There are still many skeptics and doubters of the technology today, he finds. He talks with them frequently in his job at a small charging station company.


“Insecurity and lack of information are the main factors when people make decisions about electric cars. Most have a positive view of the technology, but they are challenged by all the technical stuff”, he explains, referring to factors such as battery life and charging speed, and then adds:


“Besides from the technical, economics also remain a key barrier to wider adoption.”


Tesla models are among the dearest in the market. Often viewed as a luxury car out of reach for most, they play an outsized role in the Danish imagination of electric cars. When they first became available in Denmark, the technical student quickly became a dedicated followe. He read all he could find about it and even convinced his father to lease one for the sake of the environment. Though not available to everybody, he wants people to realize how important the company has been in developing and slowly democratizing the technology:


“They have contributed a lot to accelerating the development by being a first-mover. Many don’t know just how important they have been in that regard”, he says.


He thinks the best motivation for adopting the technology is to improve the local environment and reduce air pollution. Yet, he admits the effects elsewhere are less beneficial:


“There is often reason to doubt that the metals used to produce the batteries are supplied in an ethical manner. And it is a fact that it takes a lot to manufacture the batteries. In the overall CO2 balance, it exceeds that of a conventional car.”


Whether EVs are good for the climate or not depends on how long they drive (the more, the better) and how the energy to charge cars is produced. The latter factor is especially favorable in Denmark, he points out.


Don’t forget the small components

Electric cars might help the global climate, but people should wake up to the environmental, economic and political dilemmas of the technology. So is the message of the geologist from Copenhagen University:


“There is an incredible alienation towards natural resources - if possible, even worse than when people go to the supermarket and grab something from the meat counter. The question of resources are very intangible to most because we don’t have any experience of it and because they are deeply hidden in the products we buy. In a computer or a battery, it is very abstract. We simply lack knowledge of natural science,” he says.


Batteries in electric cars require a wide range of resources that are mined around the world and often processed in China. They flow across borders through global supply chains, and consumers - not to mention decision-makers in business and politics - have no chance of tracing the travel up to the point they ended up in their Tesla model.


The public debate on EVs is similarly ignorant of resource requirements and the politics around them. This must change or European countries and manufacturers will face a serious problem in the years to come, the geologists claims:


“It is not a matter of geological limits. It is the supply chains that are the problem.
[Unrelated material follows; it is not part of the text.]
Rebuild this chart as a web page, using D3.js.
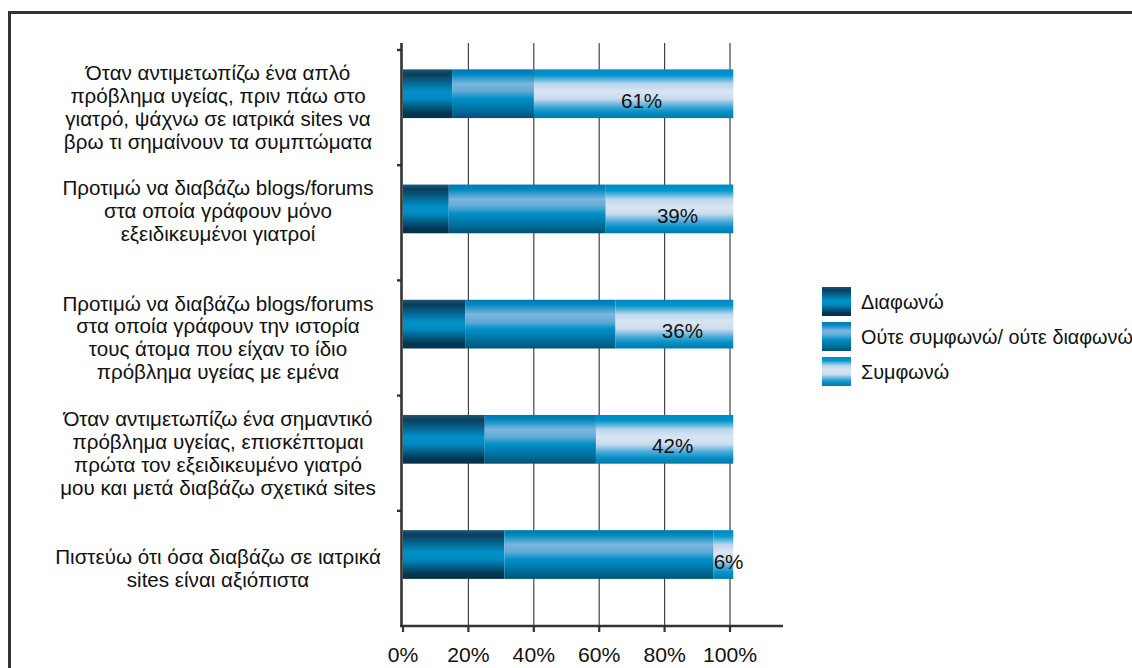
<!DOCTYPE html>
<html>
<head>
<meta charset="utf-8">
<script src="https://cdn.jsdelivr.net/npm/d3@7"></script>
<style>
  html, body { margin: 0; padding: 0; background: #fff; }
  svg { display: block; }
  text { font-family: "Liberation Sans", Arial, Helvetica, sans-serif; fill: #111; }
</style>
</head>
<body>
<svg id="chart" width="1132" height="668"></svg>
<script>
// Survey statements (each line of a label is a separate string)
const statements = [
  ["Όταν αντιμετωπίζω ένα απλό", "πρόβλημα υγείας, πριν πάω στο", "γιατρό, ψάχνω σε ιατρικά sites να", "βρω τι σημαίνουν τα συμπτώματα"],
  ["Προτιμώ να διαβάζω blogs/forums", "στα οποία γράφουν μόνο", "εξειδικευμένοι γιατροί", ""],
  ["Προτιμώ να διαβάζω blogs/forums", "στα οποία γράφουν την ιστορία", "τους άτομα που είχαν το ίδιο", "πρόβλημα υγείας με εμένα"],
  ["Όταν αντιμετωπίζω ένα σημαντικό", "πρόβλημα υγείας, επισκέπτομαι", "πρώτα τον εξειδικευμένο γιατρό", "μου και μετά διαβάζω σχετικά sites"],
  ["Πιστεύω ότι όσα διαβάζω σε ιατρικά", "sites είναι αξιόπιστα"]
];
const seriesNames = ["Διαφωνώ", "Ούτε συμφωνώ/ ούτε διαφωνώ", "Συμφωνώ"];
// Percentages per statement
const disagree = [15, 14, 19, 25, 31];
const neutral  = [25, 48, 46, 34, 64];
const agree    = [61, 39, 36, 42, 6];
const xTicks   = [0, 20, 40, 60, 80, 100];

const FS = 20;        // font size
const SX = 1.03;      // slight horizontal stretch of the typeface

const svg = d3.select("#chart");

// Frame
svg.append("rect")
  .attr("x", 9.5).attr("y", 12.5)
  .attr("width", 1200).attr("height", 700)
  .attr("fill", "none").attr("stroke", "#333").attr("stroke-width", 3);

// Gradients for the three answer groups
const defs = svg.append("defs");
const gradStops = [
  [[0, "#1a5878"], [0.1, "#0b3d5a"], [0.45, "#0090c8"], [0.6, "#008bc2"], [0.9, "#023650"], [1, "#00324c"]],
  [[0, "#0078ae"], [0.1, "#0088c0"], [0.3, "#7ab6dd"], [0.45, "#62aad5"], [0.6, "#0090c8"], [0.85, "#006c9a"], [1, "#005274"]],
  [[0, "#0088c0"], [0.12, "#0096cc"], [0.3, "#bcd6ec"], [0.45, "#d8e5f2"], [0.6, "#cadcee"], [0.76, "#4aaad8"], [0.88, "#0090c8"], [1, "#0079aa"]]
];
gradStops.forEach((stops, i) => {
  const g = defs.append("linearGradient")
    .attr("id", "grad" + i)
    .attr("x1", 0).attr("y1", 0).attr("x2", 0).attr("y2", 1);
  stops.forEach(([o, c]) => g.append("stop").attr("offset", o).attr("stop-color", c));
});

// Scales
const x = d3.scaleLinear().domain([0, 100]).range([403, 730]);
const y = d3.scaleBand().domain(d3.range(statements.length)).range([50, 626]).padding(0);
const bw = y.bandwidth();
const barTop = i => y(i) + bw * 0.168;
const barH = bw * 0.423;

// Helper: stretched text placed at (tx, ty)
function stretchedText(sel, tx, ty, sx = SX) {
  return sel.attr("transform", (d, i) => `translate(${tx(d, i)},${ty(d, i)}) scale(${sx},1)`);
}

// Vertical gridlines
svg.append("g").selectAll("line")
  .data(xTicks.filter(t => t > 0))
  .join("line")
  .attr("x1", d => x(d)).attr("x2", d => x(d))
  .attr("y1", 43).attr("y2", 626)
  .attr("stroke", "#444").attr("stroke-width", 1.2);

// Stacked bars
const rows = d3.range(statements.length).map(i => ({ i, values: [disagree[i], neutral[i], agree[i]] }));
const stack = d3.stack().keys([0, 1, 2]).value((d, k) => d.values[k]);
const layers = stack(rows);

svg.append("g").selectAll("g")
  .data(layers)
  .join("g")
  .attr("fill", (d, k) => `url(#grad${k})`)
  .selectAll("rect")
  .data(d => d)
  .join("rect")
  .attr("x", d => x(d[0]))
  .attr("width", d => x(d[1]) - x(d[0]))
  .attr("y", d => barTop(d.data.i))
  .attr("height", barH);

// Value labels for the "agree" segment
svg.append("g").selectAll("text")
  .data(layers[2])
  .join("text")
  .attr("font-size", FS)
  .text(d => agree[d.data.i] + "%")
  .each(function (d) {
    const t = d3.select(this);
    const x0 = x(d[0]), x1 = x(d[1]);
    const w = this.getComputedTextLength() * SX;
    const ty = barTop(d.data.i) + barH / 2 + 14;
    if (x1 - x0 < w + 4) {
      t.attr("text-anchor", "start")
       .attr("transform", `translate(${x0},${ty}) scale(${SX},1)`);
    } else {
      t.attr("text-anchor", "middle")
       .attr("transform", `translate(${(x0 + x1) / 2 + 8},${ty}) scale(${SX},1)`);
    }
  });

// Category labels
const lineH = 23;
const labels = stretchedText(
  svg.append("g").selectAll("text")
    .data(statements)
    .join("text")
    .attr("text-anchor", "middle")
    .attr("font-size", FS),
  () => 218,
  (d, i) => y(i) + bw / 2 - (d.length - 1) * lineH / 2 + 7
);
labels.selectAll("tspan")
  .data(d => d)
  .join("tspan")
  .attr("x", 0)
  .attr("y", (d, j) => j * lineH)
  .text(d => d);

// Y axis with boundary ticks
svg.append("line")
  .attr("x1", 401.5).attr("x2", 401.5).attr("y1", 43).attr("y2", 627)
  .attr("stroke", "#333").attr("stroke-width", 2.6);
svg.append("g").selectAll("line")
  .data(d3.range(statements.length))
  .join("line")
  .attr("x1", 397).attr("x2", 401)
  .attr("y1", d => y(d)).attr("y2", d => y(d))
  .attr("stroke", "#333").attr("stroke-width", 2.4);

// X axis
const xAxis = svg.append("g").attr("transform", "translate(0,626)");
xAxis.append("line")
  .attr("x1", 400).attr("x2", 783)
  .attr("stroke", "#333").attr("stroke-width", 2.6);
xAxis.selectAll("line.tick")
  .data(xTicks)
  .join("line")
  .attr("class", "tick")
  .attr("x1", d => x(d)).attr("x2", d => x(d))
  .attr("y1", 0).attr("y2", 6)
  .attr("stroke", "#333").attr("stroke-width", 2.2);
stretchedText(
  xAxis.selectAll("text")
    .data(xTicks)
    .join("text")
    .attr("text-anchor", "middle")
    .attr("font-size", FS)
    .text(d => d + "%"),
  d => x(d),
  () => 36,
  1.06
);

// Legend
const legend = svg.append("g").attr("transform", "translate(822,287)");
const item = legend.selectAll("g")
  .data(seriesNames)
  .join("g")
  .attr("transform", (d, i) => `translate(0, ${i * 35})`);
item.append("rect")
  .attr("width", 29).attr("height", 29)
  .attr("fill", (d, i) => `url(#grad${i})`);
stretchedText(
  item.append("text")
    .attr("font-size", FS)
    .text(d => d),
  () => 39,
  () => 22,
  0.99
);
</script>
</body>
</html>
They are not functioning smoothly, because certain countries have a lot of control over them.”


For several years, he has urged decision-makers in Denmark and the European Union to develop a strategy for how to reduce their dependence on China in particular:


“The resources are out there - we just need to find a way to extract them in a way that is politically, economically and environmentally reasonable.”


But there is a deeper problem with the entire debate on electric cars, he continues. The conversation shouldn’t just be a matter of the total number of green cars on the roads, but must also take the larger picture into account.


“We approach it in the wrong way when we assume non-stop growth. Perhaps we should instead try to redefine what we perceive as a good and sustainable future for society.”